[Set problem]: Return the line containing "Write the matplotlib code for this chart.", the line containing "BOLD = ['Liberation Sans', 'DejaVu Sans']", and every line between them, exactly as they stand. Output nothing else.

┌──

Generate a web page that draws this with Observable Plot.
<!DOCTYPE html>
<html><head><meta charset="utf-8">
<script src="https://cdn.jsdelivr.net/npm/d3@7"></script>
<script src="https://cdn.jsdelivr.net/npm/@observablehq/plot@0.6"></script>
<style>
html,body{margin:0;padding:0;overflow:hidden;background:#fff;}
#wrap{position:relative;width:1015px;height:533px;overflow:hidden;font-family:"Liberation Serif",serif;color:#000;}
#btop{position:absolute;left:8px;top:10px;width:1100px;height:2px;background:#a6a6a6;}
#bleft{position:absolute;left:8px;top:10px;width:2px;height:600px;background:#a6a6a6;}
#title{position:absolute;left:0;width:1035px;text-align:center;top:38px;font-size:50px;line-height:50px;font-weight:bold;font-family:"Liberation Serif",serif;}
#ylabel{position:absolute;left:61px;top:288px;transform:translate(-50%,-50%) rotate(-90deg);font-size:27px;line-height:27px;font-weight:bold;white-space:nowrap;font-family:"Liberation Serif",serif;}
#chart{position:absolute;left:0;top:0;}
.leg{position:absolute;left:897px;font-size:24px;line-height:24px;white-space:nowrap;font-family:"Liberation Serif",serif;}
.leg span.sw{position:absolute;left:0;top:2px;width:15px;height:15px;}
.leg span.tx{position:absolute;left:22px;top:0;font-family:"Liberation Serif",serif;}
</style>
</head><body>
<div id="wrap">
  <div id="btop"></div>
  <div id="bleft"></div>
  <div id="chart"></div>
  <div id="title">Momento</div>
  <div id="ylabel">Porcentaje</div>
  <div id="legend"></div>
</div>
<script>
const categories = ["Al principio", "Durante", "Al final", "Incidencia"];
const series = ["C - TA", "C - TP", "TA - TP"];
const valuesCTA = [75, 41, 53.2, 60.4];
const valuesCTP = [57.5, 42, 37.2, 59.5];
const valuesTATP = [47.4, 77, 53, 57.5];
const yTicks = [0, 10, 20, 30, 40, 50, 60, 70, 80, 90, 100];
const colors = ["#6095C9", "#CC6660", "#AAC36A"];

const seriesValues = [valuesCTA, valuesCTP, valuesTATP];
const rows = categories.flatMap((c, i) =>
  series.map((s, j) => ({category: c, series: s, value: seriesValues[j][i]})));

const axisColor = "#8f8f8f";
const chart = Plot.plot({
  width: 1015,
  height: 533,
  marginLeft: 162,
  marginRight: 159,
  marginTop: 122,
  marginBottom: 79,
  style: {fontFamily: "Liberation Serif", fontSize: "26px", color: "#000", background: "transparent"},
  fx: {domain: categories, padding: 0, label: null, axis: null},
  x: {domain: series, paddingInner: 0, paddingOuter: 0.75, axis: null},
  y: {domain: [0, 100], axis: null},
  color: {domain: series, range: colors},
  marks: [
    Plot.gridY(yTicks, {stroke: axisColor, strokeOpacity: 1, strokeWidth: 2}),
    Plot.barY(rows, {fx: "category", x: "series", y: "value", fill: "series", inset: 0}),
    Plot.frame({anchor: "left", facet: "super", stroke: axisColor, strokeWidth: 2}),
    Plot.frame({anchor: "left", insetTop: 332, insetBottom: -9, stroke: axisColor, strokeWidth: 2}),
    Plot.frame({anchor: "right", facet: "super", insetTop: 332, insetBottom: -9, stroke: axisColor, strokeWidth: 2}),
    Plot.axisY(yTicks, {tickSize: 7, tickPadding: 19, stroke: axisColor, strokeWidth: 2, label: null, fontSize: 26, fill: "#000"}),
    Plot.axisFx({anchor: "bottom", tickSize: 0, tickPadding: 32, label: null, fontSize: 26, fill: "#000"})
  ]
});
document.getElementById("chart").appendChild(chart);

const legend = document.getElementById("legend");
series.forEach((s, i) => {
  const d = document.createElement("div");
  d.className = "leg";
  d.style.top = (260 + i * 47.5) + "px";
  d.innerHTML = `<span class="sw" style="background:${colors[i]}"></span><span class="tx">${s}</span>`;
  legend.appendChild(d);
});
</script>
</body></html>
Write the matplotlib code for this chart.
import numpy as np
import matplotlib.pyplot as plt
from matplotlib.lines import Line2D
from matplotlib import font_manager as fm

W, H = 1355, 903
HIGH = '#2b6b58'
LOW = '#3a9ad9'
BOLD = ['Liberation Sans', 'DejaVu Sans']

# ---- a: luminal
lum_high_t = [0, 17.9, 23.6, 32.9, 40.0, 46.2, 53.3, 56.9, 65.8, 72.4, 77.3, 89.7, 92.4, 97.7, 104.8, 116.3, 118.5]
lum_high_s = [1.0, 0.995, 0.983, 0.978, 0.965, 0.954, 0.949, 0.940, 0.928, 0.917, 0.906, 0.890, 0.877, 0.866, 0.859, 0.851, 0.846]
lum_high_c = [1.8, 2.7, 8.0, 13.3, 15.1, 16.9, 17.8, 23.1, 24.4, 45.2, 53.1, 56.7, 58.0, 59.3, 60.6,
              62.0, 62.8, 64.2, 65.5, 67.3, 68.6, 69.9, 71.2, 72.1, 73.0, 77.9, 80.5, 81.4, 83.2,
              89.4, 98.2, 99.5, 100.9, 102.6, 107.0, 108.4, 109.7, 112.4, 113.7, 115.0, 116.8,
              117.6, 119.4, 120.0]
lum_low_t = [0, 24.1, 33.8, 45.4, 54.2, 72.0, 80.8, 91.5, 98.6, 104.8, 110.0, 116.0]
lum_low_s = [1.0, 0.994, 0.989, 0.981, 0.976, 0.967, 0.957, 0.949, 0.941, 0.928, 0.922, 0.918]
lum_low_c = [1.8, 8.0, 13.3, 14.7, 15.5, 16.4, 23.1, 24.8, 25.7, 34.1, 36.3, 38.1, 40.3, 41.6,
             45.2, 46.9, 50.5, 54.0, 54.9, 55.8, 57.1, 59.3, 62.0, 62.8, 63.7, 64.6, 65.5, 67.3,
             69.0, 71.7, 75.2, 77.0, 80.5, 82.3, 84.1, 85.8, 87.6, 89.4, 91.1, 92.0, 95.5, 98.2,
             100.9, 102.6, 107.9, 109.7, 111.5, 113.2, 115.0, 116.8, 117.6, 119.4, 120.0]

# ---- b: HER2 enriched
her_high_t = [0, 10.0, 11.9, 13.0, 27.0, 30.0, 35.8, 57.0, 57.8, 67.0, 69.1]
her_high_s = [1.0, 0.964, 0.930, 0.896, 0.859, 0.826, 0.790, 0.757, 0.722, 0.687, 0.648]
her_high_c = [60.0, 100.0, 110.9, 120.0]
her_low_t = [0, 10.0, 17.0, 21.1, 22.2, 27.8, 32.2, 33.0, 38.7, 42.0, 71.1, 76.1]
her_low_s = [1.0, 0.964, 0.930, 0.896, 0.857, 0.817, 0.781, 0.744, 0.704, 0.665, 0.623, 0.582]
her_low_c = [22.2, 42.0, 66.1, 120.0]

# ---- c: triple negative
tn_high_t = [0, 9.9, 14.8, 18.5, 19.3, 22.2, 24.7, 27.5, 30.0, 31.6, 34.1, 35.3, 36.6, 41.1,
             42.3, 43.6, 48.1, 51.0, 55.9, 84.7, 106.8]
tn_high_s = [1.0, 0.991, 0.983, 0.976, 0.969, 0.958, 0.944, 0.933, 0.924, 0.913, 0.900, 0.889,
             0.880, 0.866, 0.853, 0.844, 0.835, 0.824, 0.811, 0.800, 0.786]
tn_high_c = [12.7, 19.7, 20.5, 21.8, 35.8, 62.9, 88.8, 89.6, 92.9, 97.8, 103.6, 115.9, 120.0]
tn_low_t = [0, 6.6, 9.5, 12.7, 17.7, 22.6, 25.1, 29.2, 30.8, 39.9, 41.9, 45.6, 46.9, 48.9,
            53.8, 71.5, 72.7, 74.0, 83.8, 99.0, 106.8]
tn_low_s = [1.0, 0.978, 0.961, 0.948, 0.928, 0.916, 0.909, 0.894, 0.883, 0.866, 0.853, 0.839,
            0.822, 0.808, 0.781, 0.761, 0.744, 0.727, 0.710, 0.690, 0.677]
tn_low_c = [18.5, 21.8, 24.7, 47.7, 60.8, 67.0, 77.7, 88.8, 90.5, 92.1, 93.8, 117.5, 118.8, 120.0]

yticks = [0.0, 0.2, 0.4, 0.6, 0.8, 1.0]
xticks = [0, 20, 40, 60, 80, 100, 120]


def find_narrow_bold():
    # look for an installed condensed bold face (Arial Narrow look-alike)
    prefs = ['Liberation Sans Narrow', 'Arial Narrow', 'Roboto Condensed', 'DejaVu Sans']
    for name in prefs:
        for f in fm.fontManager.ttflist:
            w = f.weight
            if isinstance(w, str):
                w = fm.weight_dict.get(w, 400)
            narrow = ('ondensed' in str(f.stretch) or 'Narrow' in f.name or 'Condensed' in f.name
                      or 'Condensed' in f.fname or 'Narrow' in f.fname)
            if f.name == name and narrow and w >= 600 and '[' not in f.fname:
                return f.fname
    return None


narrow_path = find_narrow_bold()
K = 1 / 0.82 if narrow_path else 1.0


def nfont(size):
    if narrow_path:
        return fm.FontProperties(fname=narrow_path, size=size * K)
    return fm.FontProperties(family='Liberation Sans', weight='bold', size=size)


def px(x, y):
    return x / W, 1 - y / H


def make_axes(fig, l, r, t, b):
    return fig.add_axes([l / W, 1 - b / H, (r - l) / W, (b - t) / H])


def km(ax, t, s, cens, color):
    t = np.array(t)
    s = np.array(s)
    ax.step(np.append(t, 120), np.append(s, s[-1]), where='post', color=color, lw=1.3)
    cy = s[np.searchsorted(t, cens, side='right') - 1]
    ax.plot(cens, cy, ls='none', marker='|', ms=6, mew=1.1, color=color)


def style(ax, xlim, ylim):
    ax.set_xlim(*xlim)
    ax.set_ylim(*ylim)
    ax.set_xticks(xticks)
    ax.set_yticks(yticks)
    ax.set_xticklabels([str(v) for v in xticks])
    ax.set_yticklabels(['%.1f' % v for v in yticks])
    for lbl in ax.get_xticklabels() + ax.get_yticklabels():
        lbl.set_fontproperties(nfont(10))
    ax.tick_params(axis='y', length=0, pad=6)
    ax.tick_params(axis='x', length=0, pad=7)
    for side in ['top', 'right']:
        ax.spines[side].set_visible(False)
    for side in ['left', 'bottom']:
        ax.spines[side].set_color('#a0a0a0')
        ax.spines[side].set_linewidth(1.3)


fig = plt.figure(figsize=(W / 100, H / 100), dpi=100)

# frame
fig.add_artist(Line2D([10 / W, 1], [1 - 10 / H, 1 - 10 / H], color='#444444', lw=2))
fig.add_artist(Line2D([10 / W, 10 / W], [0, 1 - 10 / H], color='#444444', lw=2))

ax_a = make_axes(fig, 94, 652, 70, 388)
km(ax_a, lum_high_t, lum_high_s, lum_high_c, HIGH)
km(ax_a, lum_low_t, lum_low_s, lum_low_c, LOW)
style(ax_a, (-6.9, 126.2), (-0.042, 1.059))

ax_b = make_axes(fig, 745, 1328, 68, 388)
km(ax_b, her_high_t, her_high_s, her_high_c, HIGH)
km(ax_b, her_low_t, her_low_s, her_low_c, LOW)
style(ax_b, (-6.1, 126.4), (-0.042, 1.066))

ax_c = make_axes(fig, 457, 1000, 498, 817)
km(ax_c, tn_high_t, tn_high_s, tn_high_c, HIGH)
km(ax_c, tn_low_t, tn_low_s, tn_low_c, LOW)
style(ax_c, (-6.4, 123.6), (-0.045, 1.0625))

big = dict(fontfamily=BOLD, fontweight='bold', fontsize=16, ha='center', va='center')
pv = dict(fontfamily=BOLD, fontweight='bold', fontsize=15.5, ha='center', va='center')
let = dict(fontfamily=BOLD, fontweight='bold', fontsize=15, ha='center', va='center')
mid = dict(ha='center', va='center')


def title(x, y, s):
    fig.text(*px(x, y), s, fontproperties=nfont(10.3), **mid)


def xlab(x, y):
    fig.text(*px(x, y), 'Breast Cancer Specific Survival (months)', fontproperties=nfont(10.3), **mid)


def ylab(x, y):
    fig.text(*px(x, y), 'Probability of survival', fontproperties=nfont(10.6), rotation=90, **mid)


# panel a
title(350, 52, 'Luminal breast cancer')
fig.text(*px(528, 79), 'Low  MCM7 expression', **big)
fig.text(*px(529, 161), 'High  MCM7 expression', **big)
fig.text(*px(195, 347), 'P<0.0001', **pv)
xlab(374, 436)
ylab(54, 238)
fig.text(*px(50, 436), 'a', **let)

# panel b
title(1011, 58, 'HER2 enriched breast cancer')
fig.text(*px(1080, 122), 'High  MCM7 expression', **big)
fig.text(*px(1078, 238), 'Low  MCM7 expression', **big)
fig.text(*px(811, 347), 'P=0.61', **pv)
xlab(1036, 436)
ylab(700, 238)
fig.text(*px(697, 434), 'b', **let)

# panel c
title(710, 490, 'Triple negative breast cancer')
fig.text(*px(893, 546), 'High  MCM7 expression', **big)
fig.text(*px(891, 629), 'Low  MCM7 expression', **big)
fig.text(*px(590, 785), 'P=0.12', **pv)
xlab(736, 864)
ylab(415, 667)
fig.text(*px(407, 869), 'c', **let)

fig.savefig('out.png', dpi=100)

└──

[Result for this task]:
Write the matplotlib code for this chart.
import numpy as np
import matplotlib.pyplot as plt
from matplotlib.lines import Line2D
from matplotlib import font_manager as fm

W, H = 1355, 903
HIGH = '#2b6b58'
LOW = '#3a9ad9'
BOLD = ['Liberation Sans', 'DejaVu Sans']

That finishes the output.